* begin SUPPLIED RECORDS *
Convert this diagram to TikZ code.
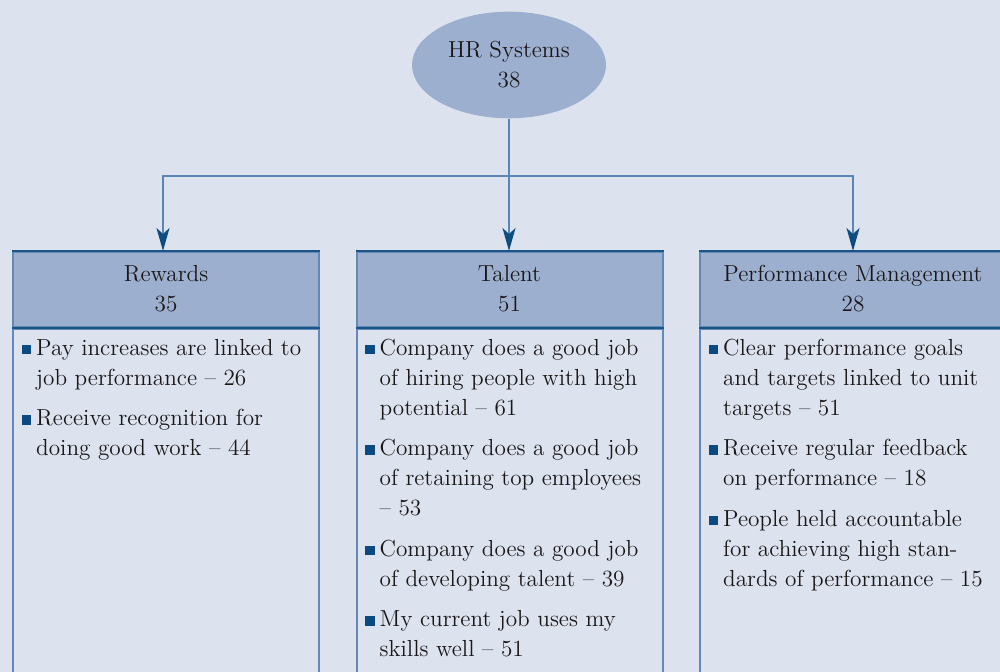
* end SUPPLIED RECORDS *
* begin SUPPLIED RECORDS *
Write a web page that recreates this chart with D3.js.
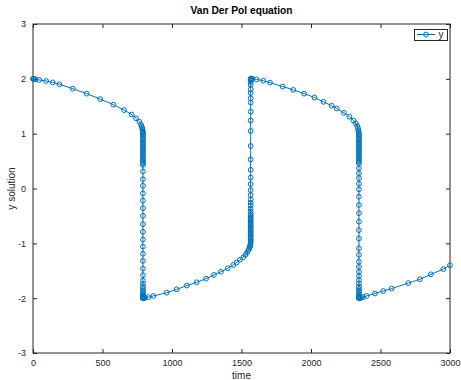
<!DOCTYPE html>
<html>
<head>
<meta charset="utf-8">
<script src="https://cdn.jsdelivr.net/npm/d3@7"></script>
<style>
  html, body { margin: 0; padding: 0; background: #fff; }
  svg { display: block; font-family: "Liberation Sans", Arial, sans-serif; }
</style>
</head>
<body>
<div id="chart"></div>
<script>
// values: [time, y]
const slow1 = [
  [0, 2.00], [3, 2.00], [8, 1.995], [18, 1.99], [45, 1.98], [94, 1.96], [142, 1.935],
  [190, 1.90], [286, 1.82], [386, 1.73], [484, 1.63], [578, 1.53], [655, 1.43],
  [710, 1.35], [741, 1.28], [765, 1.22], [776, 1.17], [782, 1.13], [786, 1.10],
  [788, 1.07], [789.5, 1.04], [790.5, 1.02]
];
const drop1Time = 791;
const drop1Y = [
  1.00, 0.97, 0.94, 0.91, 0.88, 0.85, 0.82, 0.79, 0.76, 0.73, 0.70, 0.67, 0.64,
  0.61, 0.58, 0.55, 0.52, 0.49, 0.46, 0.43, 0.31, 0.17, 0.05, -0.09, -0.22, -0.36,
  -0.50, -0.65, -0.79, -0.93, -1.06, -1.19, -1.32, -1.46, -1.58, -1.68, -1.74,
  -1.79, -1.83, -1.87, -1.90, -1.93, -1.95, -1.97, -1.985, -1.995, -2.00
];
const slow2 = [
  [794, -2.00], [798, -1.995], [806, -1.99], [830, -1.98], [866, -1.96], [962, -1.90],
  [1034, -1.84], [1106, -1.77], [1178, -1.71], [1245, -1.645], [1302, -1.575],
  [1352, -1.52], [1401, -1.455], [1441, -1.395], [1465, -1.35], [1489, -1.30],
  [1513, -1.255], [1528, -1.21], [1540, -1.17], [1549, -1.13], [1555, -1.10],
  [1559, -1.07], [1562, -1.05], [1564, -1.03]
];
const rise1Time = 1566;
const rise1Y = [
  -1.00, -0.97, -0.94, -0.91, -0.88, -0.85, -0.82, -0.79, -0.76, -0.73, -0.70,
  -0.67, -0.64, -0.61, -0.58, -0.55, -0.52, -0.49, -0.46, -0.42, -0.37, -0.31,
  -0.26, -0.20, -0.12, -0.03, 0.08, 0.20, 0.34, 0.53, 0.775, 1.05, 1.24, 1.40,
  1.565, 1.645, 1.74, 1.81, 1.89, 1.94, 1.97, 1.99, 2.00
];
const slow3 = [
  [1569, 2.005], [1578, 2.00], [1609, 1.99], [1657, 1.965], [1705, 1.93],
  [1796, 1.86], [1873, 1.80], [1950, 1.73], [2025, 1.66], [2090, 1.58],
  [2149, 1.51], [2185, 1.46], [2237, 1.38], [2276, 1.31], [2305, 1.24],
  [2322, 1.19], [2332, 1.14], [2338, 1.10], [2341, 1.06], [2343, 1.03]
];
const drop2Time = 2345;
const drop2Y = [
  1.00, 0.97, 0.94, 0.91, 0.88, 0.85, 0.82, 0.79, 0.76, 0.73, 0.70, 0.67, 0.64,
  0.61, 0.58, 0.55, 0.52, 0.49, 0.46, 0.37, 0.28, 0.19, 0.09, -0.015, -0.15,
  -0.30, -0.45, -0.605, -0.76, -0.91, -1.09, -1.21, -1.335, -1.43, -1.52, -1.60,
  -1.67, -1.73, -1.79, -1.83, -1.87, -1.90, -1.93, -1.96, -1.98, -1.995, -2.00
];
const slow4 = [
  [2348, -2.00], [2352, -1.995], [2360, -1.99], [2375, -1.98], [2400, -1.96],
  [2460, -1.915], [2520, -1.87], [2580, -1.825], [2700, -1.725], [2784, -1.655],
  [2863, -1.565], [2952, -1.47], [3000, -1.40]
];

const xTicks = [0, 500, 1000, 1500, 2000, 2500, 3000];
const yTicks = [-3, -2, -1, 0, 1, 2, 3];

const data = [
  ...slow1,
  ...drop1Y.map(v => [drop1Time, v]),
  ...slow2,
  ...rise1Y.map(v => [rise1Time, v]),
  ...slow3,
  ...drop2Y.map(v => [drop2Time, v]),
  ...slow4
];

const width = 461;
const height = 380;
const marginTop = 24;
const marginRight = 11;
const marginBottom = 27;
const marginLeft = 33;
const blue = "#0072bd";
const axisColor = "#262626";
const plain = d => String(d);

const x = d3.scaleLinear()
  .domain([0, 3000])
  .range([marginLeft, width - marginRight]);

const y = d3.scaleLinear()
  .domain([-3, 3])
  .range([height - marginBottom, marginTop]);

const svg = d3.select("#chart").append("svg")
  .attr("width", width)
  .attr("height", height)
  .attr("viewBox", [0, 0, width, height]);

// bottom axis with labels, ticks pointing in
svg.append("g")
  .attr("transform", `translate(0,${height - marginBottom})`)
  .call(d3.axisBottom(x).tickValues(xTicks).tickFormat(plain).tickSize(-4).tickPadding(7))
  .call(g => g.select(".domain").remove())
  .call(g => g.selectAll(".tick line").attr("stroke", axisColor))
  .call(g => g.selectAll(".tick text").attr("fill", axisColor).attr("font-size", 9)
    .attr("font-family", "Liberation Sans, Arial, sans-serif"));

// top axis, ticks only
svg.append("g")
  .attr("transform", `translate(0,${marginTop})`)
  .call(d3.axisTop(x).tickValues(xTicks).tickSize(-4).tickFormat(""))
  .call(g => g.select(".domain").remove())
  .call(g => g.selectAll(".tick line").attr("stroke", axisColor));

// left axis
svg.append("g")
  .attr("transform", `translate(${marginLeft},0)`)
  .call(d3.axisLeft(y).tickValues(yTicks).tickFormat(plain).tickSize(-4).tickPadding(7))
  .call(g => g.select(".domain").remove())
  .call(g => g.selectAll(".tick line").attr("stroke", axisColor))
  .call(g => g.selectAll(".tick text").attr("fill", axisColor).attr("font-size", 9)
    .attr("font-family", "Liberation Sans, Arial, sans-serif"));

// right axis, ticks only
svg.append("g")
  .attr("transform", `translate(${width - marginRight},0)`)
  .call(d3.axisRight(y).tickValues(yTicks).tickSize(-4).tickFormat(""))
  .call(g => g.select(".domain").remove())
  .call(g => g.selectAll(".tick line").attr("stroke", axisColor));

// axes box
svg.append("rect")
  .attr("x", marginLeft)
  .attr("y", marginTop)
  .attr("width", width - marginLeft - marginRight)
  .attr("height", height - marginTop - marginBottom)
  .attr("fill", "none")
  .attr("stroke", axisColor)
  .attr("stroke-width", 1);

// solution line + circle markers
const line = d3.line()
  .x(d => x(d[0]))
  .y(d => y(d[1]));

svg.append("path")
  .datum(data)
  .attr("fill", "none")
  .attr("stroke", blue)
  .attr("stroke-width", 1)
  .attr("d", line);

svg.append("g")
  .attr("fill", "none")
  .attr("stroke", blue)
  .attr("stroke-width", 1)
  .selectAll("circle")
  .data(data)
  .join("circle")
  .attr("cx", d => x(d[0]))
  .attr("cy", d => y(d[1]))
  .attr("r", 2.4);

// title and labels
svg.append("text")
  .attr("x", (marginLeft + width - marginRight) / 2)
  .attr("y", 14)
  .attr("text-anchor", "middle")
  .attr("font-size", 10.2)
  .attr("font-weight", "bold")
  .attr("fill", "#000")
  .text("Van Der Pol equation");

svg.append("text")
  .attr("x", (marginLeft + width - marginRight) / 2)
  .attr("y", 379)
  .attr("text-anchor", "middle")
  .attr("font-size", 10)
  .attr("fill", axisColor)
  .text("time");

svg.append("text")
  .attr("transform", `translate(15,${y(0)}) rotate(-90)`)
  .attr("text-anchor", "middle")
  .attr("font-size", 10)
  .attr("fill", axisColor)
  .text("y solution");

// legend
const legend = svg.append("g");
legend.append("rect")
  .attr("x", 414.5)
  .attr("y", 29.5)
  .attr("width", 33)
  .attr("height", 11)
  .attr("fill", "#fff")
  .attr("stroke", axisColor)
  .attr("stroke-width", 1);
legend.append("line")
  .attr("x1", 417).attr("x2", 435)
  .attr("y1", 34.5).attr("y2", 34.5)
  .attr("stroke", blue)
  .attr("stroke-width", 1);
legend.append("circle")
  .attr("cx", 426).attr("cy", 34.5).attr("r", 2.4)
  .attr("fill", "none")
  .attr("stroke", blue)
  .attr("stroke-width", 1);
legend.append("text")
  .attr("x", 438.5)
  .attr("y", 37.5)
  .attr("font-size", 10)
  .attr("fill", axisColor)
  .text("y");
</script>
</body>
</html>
* end SUPPLIED RECORDS *
§ **OBJECTIVE**:
Find the number of lines in which the word "this" occurs, and write nothing but that number.

§ **COMPLETE RESPONSE**:
2